Kickstarter also got the attention of a German fan of ours who became our 'patron of the arts' by adding more money to the project. This album may have been made for 20% of the cost of our first album but it is 99% more than some of our albums since TDFB. (One album was made for £50 for some drums and Nicks Roland Amp in exchange for some mixing help on two tracks. It was not mastered). Having decent finances has enabled us to spread our musical wings. It has been a creative godsend!

So, this month sees the completion of our 6th album. An album that has been a huge challenge for us. An exciting and exhausting journey.
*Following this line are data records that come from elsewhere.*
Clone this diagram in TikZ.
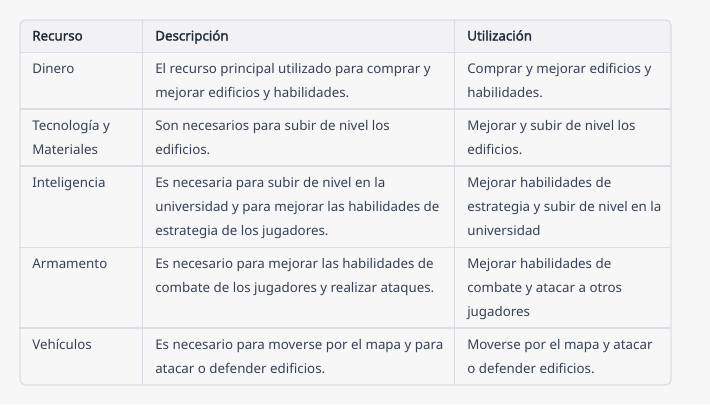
\documentclass[tikz,border=0pt]{standalone}
\usepackage{fontspec}
\setmainfont{Noto Sans}
\newfontfamily\headfont{Noto Sans}[FakeBold=1.6]
\definecolor{pagebg}{HTML}{F7F7F8}
\definecolor{headbg}{HTML}{F2F2F4}
\definecolor{gridc}{HTML}{DCDCE4}
\definecolor{cellc}{HTML}{374151}
\definecolor{headc}{HTML}{1F2937}

\begin{document}
\begin{tikzpicture}[x=0.75pt,y=-0.75pt]

		\tikzset{cell/.style = {anchor=base west,inner sep=0pt,align=left,text=cellc,font=\fontsize{10}{18}\selectfont}}
		\tikzset{head/.style = {cell,text=headc,font=\headfont\fontsize{10}{18}\selectfont}}
		\tikzset{grid/.style = {draw=gridc,line width=0.9pt}}
		\fill[pagebg] (0,0) rectangle (710,404);
		\useasboundingbox (0,0) rectangle (710,404);
		% frame
		\fill[headbg,rounded corners=4pt] (20,20) rectangle (671,52.5);
		\fill[headbg] (20,30) rectangle (671,52.5);
		\draw[grid,rounded corners=4pt] (20,20) rectangle (671,385);
		\coordinate (c1t) at (142.5,20);
		\coordinate (c1b) at (142.5,385);
		\coordinate (c2t) at (454.5,20);
		\coordinate (c2b) at (454.5,385);
		\draw[grid] (c1t) -- (c1b);
		\draw[grid] (c2t) -- (c2b);
		\foreach \y in {52.5,109,166,247.5,328}
			\draw[grid] (20,\y) -- (671,\y);
		% header
		\node[head] (h1) at (32,40.5) {Recurso};
		\node[head] (h2) at (155,40.5) {Descripción};
		\node[head] (h3) at (467,40.5) {Utilización};
		% rows (base = last line)
		\node[cell] (r1) at (32,73.5) {Dinero};
		\node[cell] (d1) at (155,97.5) {El recurso principal utilizado para comprar y\\mejorar edificios y habilidades.};
		\node[cell] (u1) at (467,97.5) {Comprar y mejorar edificios y\\habilidades.};
		\node[cell] (r2) at (32,154.5) {Tecnología y\\Materiales};
		\node[cell] (d2) at (155,154.5) {Son necesarios para subir de nivel los\\edificios.};
		\node[cell] (u2) at (467,154.5) {Mejorar y subir de nivel los\\edificios.};
		\node[cell] (r3) at (32,187.5) {Inteligencia};
		\node[cell] (d3) at (155,235.5) {Es necesaria para subir de nivel en la\\universidad y para mejorar las habilidades de\\estrategia de los jugadores.};
		\node[cell] (u3) at (467,235.5) {Mejorar habilidades de\\estrategia y subir de nivel en la\\universidad};
		\node[cell] (r4) at (32,268.5) {Armamento};
		\node[cell] (d4) at (155,292.5) {Es necesario para mejorar las habilidades de\\combate de los jugadores y realizar ataques.};
		\node[cell] (u4) at (467,316.5) {Mejorar habilidades de\\combate y atacar a otros\\jugadores};
		\node[cell] (r5) at (32,349.5) {Vehículos};
		\node[cell] (d5) at (155,373.5) {Es necesario para moverse por el mapa y para\\atacar o defender edificios.};
		\node[cell] (u5) at (467,373.5) {Moverse por el mapa y atacar\\o defender edificios.};
		\end{tikzpicture}
\end{document}
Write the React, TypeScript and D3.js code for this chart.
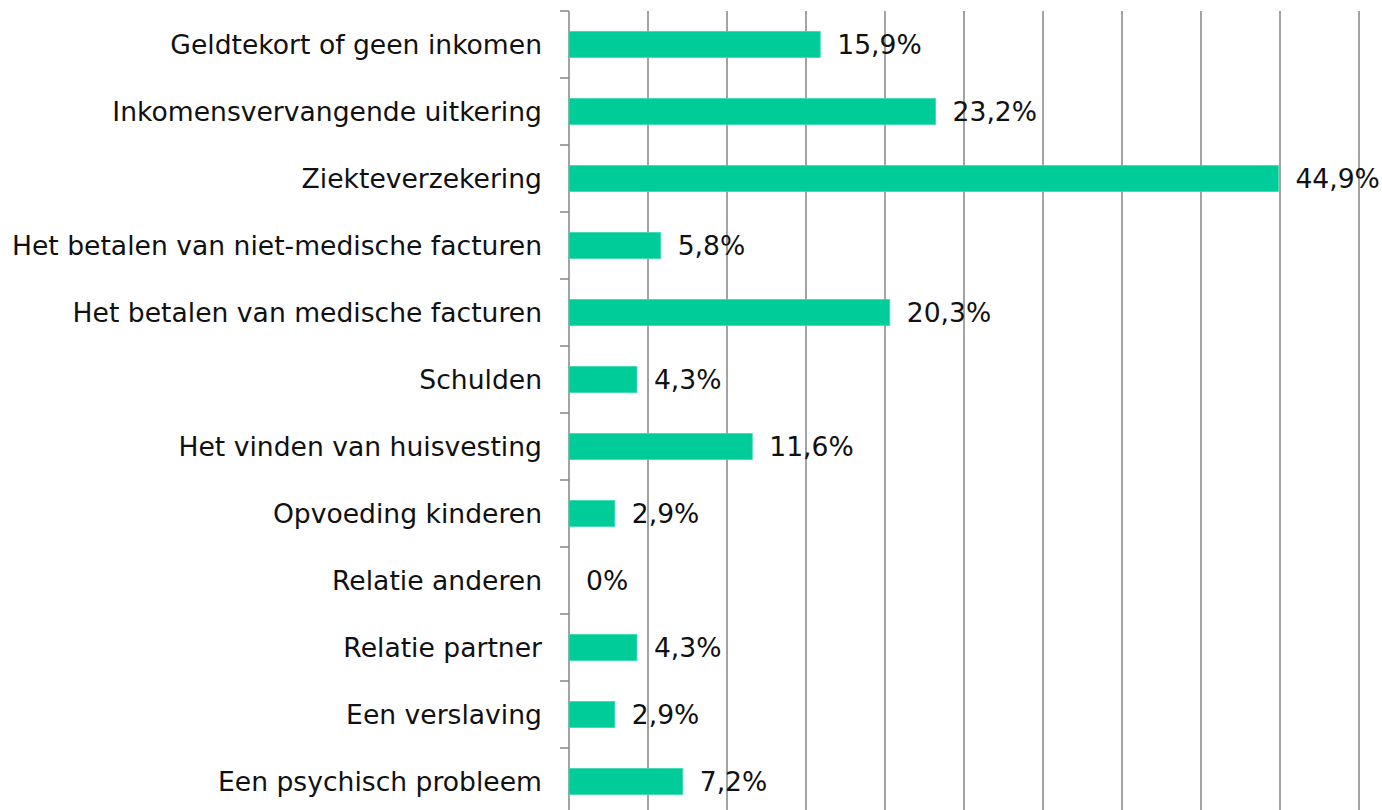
import React from "react";
import * as d3 from "d3";

const categories = [
  "Geldtekort of geen inkomen",
  "Inkomensvervangende uitkering",
  "Ziekteverzekering",
  "Het betalen van niet-medische facturen",
  "Het betalen van medische facturen",
  "Schulden",
  "Het vinden van huisvesting",
  "Opvoeding kinderen",
  "Relatie anderen",
  "Relatie partner",
  "Een verslaving",
  "Een psychisch probleem",
];
const values = [15.9, 23.2, 44.9, 5.8, 20.3, 4.3, 11.6, 2.9, 0, 4.3, 2.9, 7.2];
const xTicks = [0, 5, 10, 15, 20, 25, 30, 35, 40, 45, 50];

const W = 1382;
const H = 810;
const left = 569;
const right = 1359;
const top = 11;
const band = 67;

const fmt = (v: number) => (v === 0 ? "0%" : v.toFixed(1).replace(".", ",") + "%");

export default function App() {
  if (typeof document !== "undefined") document.body.style.margin = "0";
  const x = d3.scaleLinear().domain([0, 50]).range([left, right]);
  const y = d3
    .scaleBand<string>()
    .domain(categories)
    .range([top, top + band * categories.length])
    .paddingInner(0.61)
    .paddingOuter(0.305);
  const font = "'DejaVu Sans', Verdana, sans-serif";
  const fs = 26.6;
  const bottom = top + band * categories.length;
  return (
    <svg width={W} height={H} style={{ display: "block" }}>
      {xTicks.slice(1).map((t) => (
        <line key={t} x1={x(t)} x2={x(t)} y1={top} y2={bottom} stroke="#8c8c8c" strokeWidth={1.6} />
      ))}
      <line x1={left} x2={left} y1={top} y2={bottom} stroke="#8c8c8c" strokeWidth={1.6} />
      {d3.range(categories.length + 1).map((i) => (
        <line key={i} x1={left - 9} x2={left} y1={top + i * band} y2={top + i * band} stroke="#8c8c8c" strokeWidth={1.6} />
      ))}
      {categories.map((c, i) => {
        const yy = y(c)!;
        const bw = y.bandwidth();
        const v = values[i];
        return (
          <g key={c}>
            {v > 0 && (
              <rect x={x(0)} y={yy} width={x(v) - x(0)} height={bw} fill="#00cc99" stroke="#3fd9b0" strokeWidth={0.8} />
            )}
            <text x={left - 27} y={yy + bw / 2} dy="0.35em" textAnchor="end" fontFamily={font} fontSize={fs} fill="#111">
              {c}
            </text>
            <text x={x(v) + 17} y={yy + bw / 2} dy="0.35em" fontFamily={font} fontSize={fs} fill="#111">
              {fmt(v)}
            </text>
          </g>
        );
      })}
    </svg>
  );
}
If it is a commercial failure at least it will not be a personal one to us. We will have delivered something we are proud of to all the wonderful people that supported us on Kickstarter. Although of course; we blindly hope that this album leads to even greater albums from us. The opening song on the album is called Blind As Hope, (it is also the name of the album). It sums up our life in music. We may get to 90 and still be attempting to earn a living from it but as they say down yer in the West Country - "yer tis an' can't get no tizzer!"

Sunday 16 March 2014

Big swan is one down from little sparrow!

I was so thrilled about being voted Thomas Cooneys number 2 favourite singer in Caught In The Carousel. That is the kind of poll position that makes this bird chirrup!